- Born: 1762 London, England
- Died: March 28, 1814 (aged 51–52) Burnham, Buckinghamshire
- Occupations: Merchant and writer
- Known for: Writings on the Ottoman Empire
- Spouse: Sophie Zohrab
- Children: Several including William Thomas Thornton

= Thomas Thornton (merchant) =

British merchant in the Ottoman Empire and writer (1762–1814)

Thomas Thornton (1762–1814) was a British merchant in the Ottoman Empire and writer on the Ottoman Empire.

==Life==
Thornton was born in London, the eldest child of Thomas Thornton (1738–1769), who had come from Hull, East Yorkshire to London and established himself as a prosperous innkeeper and Freeman of the City of London, and Dorothy (née Thompson; died 1769), "a countrywoman... a native of the... East Riding, of a very respectable family". His younger brother was the diplomat Edward Thornton, 1st Count of Cacilhas.

Because his parents died when he was seven years old, a family friend ensured the education at Christ's Hospital for Thornton and his four brothers.
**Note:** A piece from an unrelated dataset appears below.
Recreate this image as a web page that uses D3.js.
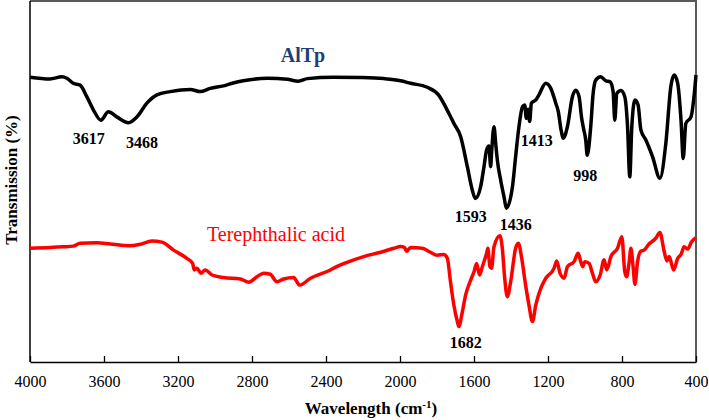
<!DOCTYPE html>
<html>
<head>
<meta charset="utf-8">
<script src="https://cdn.jsdelivr.net/npm/d3@7"></script>
<style>
  body { margin: 0; background: #fff; }
  text { font-family: "Liberation Serif", "Times New Roman", serif; }
</style>
</head>
<body>
<svg width="709" height="420"></svg>
<script>
// IR spectra, wavenumber (cm-1) vs transmission (arbitrary %)
var alWave = [4000,3892,3828,3801,3766,3729,3693,3657,3617,3576,3531,3468,3422,3368,3314,3242,3134,3080,3026,2954,
  2901,2847,2717,2609,2549,2501,2360,2214,2089,1997,1943,1853,1792,1736,1709,1672,1636,1609,1593,1564,
  1546,1532,1519,1510,1505,1492,1483,1474,1456,1438,1425,1392,1375,1357,1338,1326,1317,1308,1299,1290,
  1266,1249,1212,1185,1158,1144,1131,1117,1095,1068,1050,1032,1019,1008,996,988,969,956,942,915,
  888,864,848,839,828,806,785,770,758,747,730,713,698,671,635,595,563,536,518,499,
  481,469,455,427,409,400];
var alTrans = [78.9,78.4,79.0,78.6,77.2,76.7,73.5,69.8,67.0,69.3,67.9,66.3,67.9,71.7,74.0,74.9,75.5,74.9,75.8,76.5,
  77.3,77.9,78.6,78.3,77.8,78.5,78.9,78.8,78.5,77.9,77.2,76.1,74.0,68.9,66.1,62.4,54.1,47.6,45.3,48.6,
  54.1,58.7,59.8,54.1,57.9,65.2,60.7,56.0,50.4,45.8,42.6,48.6,56.9,65.2,70.7,71.2,67.5,70.0,66.6,71.7,
  72.6,74.0,77.2,75.8,71.7,69.3,64.8,62.0,65.2,73.5,75.3,73.5,67.9,64.7,61.5,57.3,65.2,74.4,78.1,79.0,
  77.9,77.6,74.9,67.0,74.4,75.2,73.5,65.2,51.3,65.2,72.6,71.2,64.3,61.5,56.9,50.9,60.6,76.3,79.5,77.2,
  67.0,56.4,66.1,67.9,74.4,79.5];

var taWave = [4000,3892,3820,3766,3729,3639,3567,3459,3405,3341,3287,3224,3152,3121,3112,3098,3076,3053,3016,2954,
  2863,2818,2773,2737,2701,2665,2629,2575,2542,2484,2376,2358,2286,2196,2105,2033,1997,1975,1965,1943,
  1880,1835,1799,1763,1744,1727,1709,1690,1682,1663,1645,1618,1600,1586,1570,1555,1532,1525,1514,1505,
  1492,1460,1447,1434,1420,1402,1375,1360,1342,1321,1303,1284,1266,1239,1212,1167,1153,1135,1113,1095,
  1059,1037,1023,1012,1001,978,960,942,918,897,882,860,824,801,785,775,761,752,741,730,
  716,698,680,659,617,595,572,557,545,521,499,481,464,445,424,400];
var taTrans = [31.5,31.7,31.9,32.1,32.9,33.0,32.7,32.2,32.6,33.5,33.2,31.0,28.7,27.3,25.5,26.0,24.6,25.5,24.1,23.4,
  23.0,22.1,23.6,24.6,24.3,22.2,23.0,23.4,21.3,23.2,25.5,26.0,27.6,29.2,30.4,31.5,32.0,31.7,30.7,31.7,
  31.5,30.4,29.6,29.8,28.7,22.2,15.8,11.2,9.8,13.9,18.6,22.7,25.0,27.3,24.1,26.4,30.1,31.5,26.4,26.0,
  31.9,35.0,31.5,23.2,18.1,22.2,31.5,32.9,28.7,21.3,15.8,11.2,15.8,20.4,23.2,26.0,28.0,24.6,23.2,26.4,
  27.8,30.1,27.8,26.4,27.8,27.3,24.6,22.2,24.1,28.3,25.5,29.2,31.5,34.7,25.0,23.6,27.8,31.5,26.9,21.5,
  27.8,30.7,31.0,32.4,34.3,35.9,30.6,28.0,29.2,25.5,28.7,29.8,31.9,31.3,33.3,34.4];

var xTicks = [4000,3600,3200,2800,2400,2000,1600,1200,800,400];

// peak annotations: label, x in cm-1, y in % (baseline)
var peakLabels = ["3617","3468","1593","1436","1413","998","1682"];
var peakX = [3683,3395,1618,1375,1261,998,1645];
var peakY = [60.3,59.4,38.8,36.6,59.8,50.1,3.9];

var svg = d3.select("svg");
var margin = {left: 30, right: 13, top: 1, bottom: 58};
var W = 709, H = 420;

var x = d3.scaleLinear().domain([4000, 400]).range([margin.left, W - margin.right]);
var y = d3.scaleLinear().domain([0, 100]).range([H - margin.bottom, margin.top]);

var line = d3.line()
  .x(function(d){ return x(d[0]); })
  .y(function(d){ return y(d[1]); })
  .curve(d3.curveMonotoneX);

// frame top/right
svg.append("path")
  .attr("d", "M" + x(4000) + "," + y(100) + "H" + x(400) + "V" + y(0))
  .attr("fill", "none").attr("stroke", "#595959").attr("stroke-width", 2);

// x axis with inward ticks
var xAxis = svg.append("g")
  .attr("transform", "translate(0," + y(0) + ")")
  .call(d3.axisBottom(x).tickValues(xTicks).tickFormat(d3.format("d"))
    .tickSizeInner(-6).tickSizeOuter(0).tickPadding(14));
xAxis.select(".domain").attr("stroke", "#000").attr("stroke-width", 1.5);
xAxis.selectAll(".tick line").attr("stroke", "#000").attr("stroke-width", 1.3);
xAxis.selectAll(".tick text")
  .attr("font-family", "Liberation Serif, Times New Roman, serif")
  .attr("font-size", 16).attr("fill", "#000");

// y axis line only
svg.append("line")
  .attr("x1", x(4000)).attr("x2", x(4000))
  .attr("y1", y(100)).attr("y2", y(0))
  .attr("stroke", "#000").attr("stroke-width", 1.5);

svg.append("path")
  .datum(d3.zip(taWave, taTrans))
  .attr("d", line)
  .attr("fill", "none").attr("stroke", "#ff0000")
  .attr("stroke-width", 3.5).attr("stroke-linejoin", "round");

svg.append("path")
  .datum(d3.zip(alWave, alTrans))
  .attr("d", line)
  .attr("fill", "none").attr("stroke", "#000")
  .attr("stroke-width", 3.5).attr("stroke-linejoin", "round");

// series names
svg.append("text")
  .attr("x", 303).attr("y", 62)
  .attr("text-anchor", "middle")
  .attr("font-size", 20).attr("font-weight", "bold").attr("fill", "#1f3f74")
  .text("AlTp");

svg.append("text")
  .attr("x", 207).attr("y", 241)
  .attr("font-size", 20).attr("fill", "#ff0000")
  .text("Terephthalic acid");

svg.selectAll(".peak")
  .data(peakLabels)
  .enter().append("text")
  .attr("class", "peak")
  .attr("x", function(d, i){ return x(peakX[i]); })
  .attr("y", function(d, i){ return y(peakY[i]); })
  .attr("text-anchor", "middle")
  .attr("font-size", 16).attr("font-weight", "bold").attr("fill", "#000")
  .text(function(d){ return d; });

// axis titles
var xt = svg.append("text")
  .attr("x", 371).attr("y", 414)
  .attr("text-anchor", "middle")
  .attr("font-size", 17).attr("font-weight", "bold");
xt.append("tspan").text("Wavelength (cm");
xt.append("tspan").attr("dy", -6).attr("font-size", 11).text("-1");
xt.append("tspan").attr("dy", 6).text(")");

svg.append("text")
  .attr("transform", "translate(17,180) rotate(-90)")
  .attr("text-anchor", "middle")
  .attr("font-size", 17).attr("font-weight", "bold")
  .text("Transmission (%)");
</script>
</body>
</html>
Thomas's education prepared him for a career in one of the most important English trading houses of the time. In 1790, at only 28 years old, he became consul of the Levant Company. In about 1793 he was sent to the British factory at Constantinople, where he resided fourteen years, making a stay of fifteen months at Odessa, and paying frequent visits to Asia Minor and the islands of the Archipelago. During that period he gathered information that would be used in the writing of The Present State of Turkey. While at Constantinople he married Sophie Zohrab, the daughter of a Greek merchant, by whom he had a large family.
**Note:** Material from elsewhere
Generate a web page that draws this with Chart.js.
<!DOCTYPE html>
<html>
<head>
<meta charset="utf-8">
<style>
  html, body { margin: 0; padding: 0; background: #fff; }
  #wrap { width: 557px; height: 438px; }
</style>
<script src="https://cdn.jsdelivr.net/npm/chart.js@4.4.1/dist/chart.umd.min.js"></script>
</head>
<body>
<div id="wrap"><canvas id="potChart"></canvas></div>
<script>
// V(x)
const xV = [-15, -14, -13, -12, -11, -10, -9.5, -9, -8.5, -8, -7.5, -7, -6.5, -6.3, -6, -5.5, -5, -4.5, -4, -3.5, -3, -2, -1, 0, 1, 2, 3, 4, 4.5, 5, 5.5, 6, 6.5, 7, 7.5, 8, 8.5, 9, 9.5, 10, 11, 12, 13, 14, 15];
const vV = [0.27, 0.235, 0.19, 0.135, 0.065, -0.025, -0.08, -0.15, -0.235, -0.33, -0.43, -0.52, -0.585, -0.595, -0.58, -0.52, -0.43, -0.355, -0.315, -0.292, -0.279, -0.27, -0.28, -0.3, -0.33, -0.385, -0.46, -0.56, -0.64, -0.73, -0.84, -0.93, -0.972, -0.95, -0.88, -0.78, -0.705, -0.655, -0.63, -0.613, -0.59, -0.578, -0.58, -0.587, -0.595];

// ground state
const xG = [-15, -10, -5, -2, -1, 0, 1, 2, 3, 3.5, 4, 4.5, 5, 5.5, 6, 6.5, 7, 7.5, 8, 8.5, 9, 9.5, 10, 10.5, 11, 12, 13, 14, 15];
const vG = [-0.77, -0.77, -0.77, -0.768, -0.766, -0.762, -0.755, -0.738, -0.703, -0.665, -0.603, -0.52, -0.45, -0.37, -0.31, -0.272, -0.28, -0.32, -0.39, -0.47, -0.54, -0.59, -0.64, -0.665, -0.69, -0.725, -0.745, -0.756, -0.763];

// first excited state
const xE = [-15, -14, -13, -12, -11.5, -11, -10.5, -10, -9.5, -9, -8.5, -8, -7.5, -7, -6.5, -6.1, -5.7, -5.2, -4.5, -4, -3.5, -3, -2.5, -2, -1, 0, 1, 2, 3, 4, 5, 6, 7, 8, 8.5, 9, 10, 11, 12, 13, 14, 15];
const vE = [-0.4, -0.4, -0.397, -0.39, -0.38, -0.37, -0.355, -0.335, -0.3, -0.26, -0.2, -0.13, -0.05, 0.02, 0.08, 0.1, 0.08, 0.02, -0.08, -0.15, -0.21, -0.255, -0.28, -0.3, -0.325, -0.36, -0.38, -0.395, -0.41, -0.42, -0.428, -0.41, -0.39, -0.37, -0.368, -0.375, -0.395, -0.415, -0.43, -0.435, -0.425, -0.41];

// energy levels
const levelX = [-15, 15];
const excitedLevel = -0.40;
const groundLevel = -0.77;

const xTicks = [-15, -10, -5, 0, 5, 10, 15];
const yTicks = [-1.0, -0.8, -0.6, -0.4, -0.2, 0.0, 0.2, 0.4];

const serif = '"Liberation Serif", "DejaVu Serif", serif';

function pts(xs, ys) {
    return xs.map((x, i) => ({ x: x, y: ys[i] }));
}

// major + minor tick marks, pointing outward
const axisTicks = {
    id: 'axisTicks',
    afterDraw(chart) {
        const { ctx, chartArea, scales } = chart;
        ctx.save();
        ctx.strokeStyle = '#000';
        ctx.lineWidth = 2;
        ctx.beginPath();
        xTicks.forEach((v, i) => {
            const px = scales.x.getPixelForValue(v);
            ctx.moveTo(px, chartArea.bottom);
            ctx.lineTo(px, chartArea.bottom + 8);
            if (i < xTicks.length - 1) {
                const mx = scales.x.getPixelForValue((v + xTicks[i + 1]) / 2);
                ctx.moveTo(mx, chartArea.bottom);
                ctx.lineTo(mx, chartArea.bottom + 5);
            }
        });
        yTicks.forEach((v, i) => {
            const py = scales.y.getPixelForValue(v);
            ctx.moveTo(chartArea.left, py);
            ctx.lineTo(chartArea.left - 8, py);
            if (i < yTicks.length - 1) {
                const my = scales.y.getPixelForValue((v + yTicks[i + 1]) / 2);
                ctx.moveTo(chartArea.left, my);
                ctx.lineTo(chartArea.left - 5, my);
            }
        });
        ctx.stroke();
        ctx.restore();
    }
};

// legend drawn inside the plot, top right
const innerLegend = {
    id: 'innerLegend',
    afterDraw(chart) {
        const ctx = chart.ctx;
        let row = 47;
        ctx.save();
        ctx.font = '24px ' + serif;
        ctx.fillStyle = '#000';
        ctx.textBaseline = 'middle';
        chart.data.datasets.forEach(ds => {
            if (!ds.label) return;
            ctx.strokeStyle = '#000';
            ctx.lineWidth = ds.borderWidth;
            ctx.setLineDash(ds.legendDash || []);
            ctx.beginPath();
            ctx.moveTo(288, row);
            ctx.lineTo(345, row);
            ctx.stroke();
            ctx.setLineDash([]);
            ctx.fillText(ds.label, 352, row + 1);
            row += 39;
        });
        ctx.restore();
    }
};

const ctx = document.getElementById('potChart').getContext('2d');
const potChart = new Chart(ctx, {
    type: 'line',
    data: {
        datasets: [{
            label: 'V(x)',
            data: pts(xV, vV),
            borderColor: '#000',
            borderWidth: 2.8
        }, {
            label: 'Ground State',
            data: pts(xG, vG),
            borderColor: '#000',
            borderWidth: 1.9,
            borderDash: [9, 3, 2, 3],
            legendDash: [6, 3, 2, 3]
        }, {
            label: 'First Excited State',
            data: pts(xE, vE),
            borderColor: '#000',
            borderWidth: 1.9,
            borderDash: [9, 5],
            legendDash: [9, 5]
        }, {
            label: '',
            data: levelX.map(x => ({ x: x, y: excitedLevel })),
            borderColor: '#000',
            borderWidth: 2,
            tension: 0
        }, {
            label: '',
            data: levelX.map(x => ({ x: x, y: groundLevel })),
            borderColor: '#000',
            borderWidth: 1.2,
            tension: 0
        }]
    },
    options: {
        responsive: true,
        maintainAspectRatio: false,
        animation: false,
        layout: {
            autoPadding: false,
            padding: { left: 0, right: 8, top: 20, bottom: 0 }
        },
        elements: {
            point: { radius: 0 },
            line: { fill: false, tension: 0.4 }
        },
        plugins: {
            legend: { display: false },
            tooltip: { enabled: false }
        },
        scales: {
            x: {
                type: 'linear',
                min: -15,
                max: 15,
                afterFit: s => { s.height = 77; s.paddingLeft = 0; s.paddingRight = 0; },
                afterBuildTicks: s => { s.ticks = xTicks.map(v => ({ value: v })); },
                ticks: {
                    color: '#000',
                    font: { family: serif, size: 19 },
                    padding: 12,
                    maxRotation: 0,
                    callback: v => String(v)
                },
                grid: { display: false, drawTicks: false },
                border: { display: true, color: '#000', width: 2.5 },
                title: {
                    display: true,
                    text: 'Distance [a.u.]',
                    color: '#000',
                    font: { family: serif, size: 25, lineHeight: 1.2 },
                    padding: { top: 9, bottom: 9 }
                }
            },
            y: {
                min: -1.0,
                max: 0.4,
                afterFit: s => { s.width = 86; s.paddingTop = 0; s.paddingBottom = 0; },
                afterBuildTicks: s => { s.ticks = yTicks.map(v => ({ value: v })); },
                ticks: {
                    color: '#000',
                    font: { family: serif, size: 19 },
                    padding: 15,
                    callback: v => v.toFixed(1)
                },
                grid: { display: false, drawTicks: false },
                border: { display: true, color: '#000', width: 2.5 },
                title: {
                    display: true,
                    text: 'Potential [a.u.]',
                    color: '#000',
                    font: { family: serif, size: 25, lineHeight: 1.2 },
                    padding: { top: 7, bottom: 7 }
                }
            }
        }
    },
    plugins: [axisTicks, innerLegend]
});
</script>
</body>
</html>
About the end of 1813 Thornton was appointed consul to the Levant Company, but when on the eve of setting out for Alexandria he died at Burnham, Buckinghamshire, on 28 March 1814. His youngest son was William Thomas Thornton.

==Works==
After his return to England, Thornton published in 1807 The Present State of Turkey (London; 2nd edit. 1809), in which, after a summary of Ottoman history, he gave an account of the political and social institutions of the Turkish empire. Thornton is favourable to the Turks, protesting against criticism related to their friendship with France. He attacked William Eton's Survey of the Turkish Empire (1798), and drew from Eton in reply 'A Letter to the Earl of D ... on the Political Relations of Russia in regard to Turkey, Greece, and France' (1807).